India signed long-term green ammonia and methanol supply deals with Japan, with ACME Group anchoring production. The pacts shift hydrogen trade routes and give Japanese buyers a non-fossil-fuel source.
India has signed long-term agreements to supply green ammonia and methanol to Japan, Renewable Energy Secretary Santosh Kumar Sarangi said, positioning the country as a formal supplier in the emerging clean-fuels trade.
The deals involve ACME Group on the Indian side and multiple Japanese corporations. Sarangi did not disclose exact volumes or delivery timelines in his remarks. The contracts target two products central to the global hydrogen push: green ammonia, which serves as a hydrogen carrier and fertiliser feedstock, and green methanol, increasingly used in shipping and chemical manufacturing.
Japan, under its Green Growth Strategy, is replacing fossil-fuel imports with low-carbon alternatives. The Ministry of Economy, Trade and Industry cited India's cost-competitive production as a reason the agreements came together. That cost advantage flows from the structure of India's renewable energy base. Solar and wind tariffs have fallen enough to make electrolysis-based ammonia and methanol viable for export, Sarangi said.
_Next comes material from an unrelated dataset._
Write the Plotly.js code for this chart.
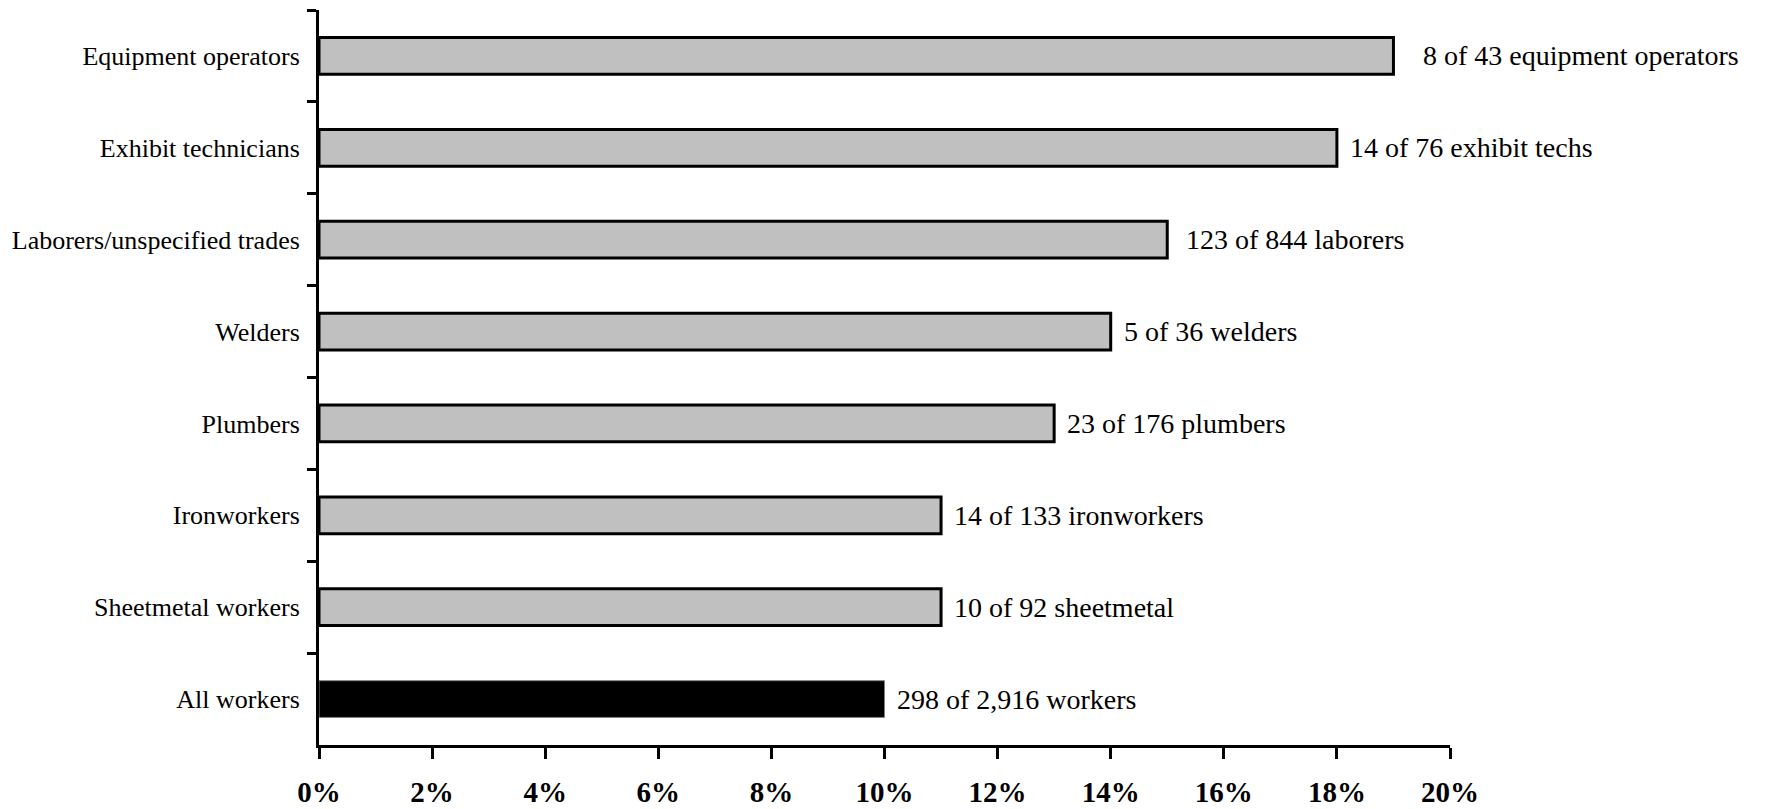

The country already operates some of the world's largest renewable energy parks, giving it a scale edge over potential suppliers in the Middle East and Southeast Asia.
The deals add a new dimension to global commodities analysis as clean fuel trade routes begin to form. Until now, most green ammonia and methanol production has been tied to domestic subsidies or corporate offtake agreements within Europe. India's move to sell directly to Japan on a long-term basis changes the geography of the hydrogen supply chain. The Japanese side gains a source not dependent on Russian pipeline gas or Middle Eastern LNG. India gains a stable buyer that can absorb output from new plants still in development.
For the broader green fuel sector, the question has always been whether demand would justify the capital expenditure on electrolysis capacity. These agreements provide one answer. They signal that at least one large industrial consumer is ready to commit to multi-year off-take from India rather than waiting for production to scale inside Japan. The shipping, fertiliser, and refining industries that would use these fuels now have a clearer price anchor.
Sarangi said additional memoranda are being negotiated with buyers in Southeast Asia and Europe, though he did not name specific countries or companies. ACME Group is already in the final stages of commissioning a green ammonia plant in Rajasthan with a capacity of around 1.2 million tonnes per year. That facility is expected to become the anchor supply point for the Japanese contracts.
The immediate effect on commodity markets is modest. Green ammonia and methanol still represent a fraction of the global ammonia and methanol trade. Infrastructure builds to serve these routes. Ports in Gujarat and Odisha are positioning themselves as green fuel export hubs. Japanese utilities are retrofitting storage and bunkering facilities to handle the new grades.
Japan's METI has included Indian-sourced green ammonia in its official energy security planning, a move that gives the contracts a strategic overlay. That classification means the deals are not purely commercial. They sit inside Japan's broader effort to reduce exposure to energy supply disruptions. For India, the designation opens the door to Japanese government-backed financing for future plants.
The first shipment date under the agreements has not been announced. ACME Group is still working through its production timeline. If the Rajasthan plant ramps on schedule, the flows will begin within the next 18 months. Sarangi's statement suggests the government expects multiple producers to emerge in the next three to five years.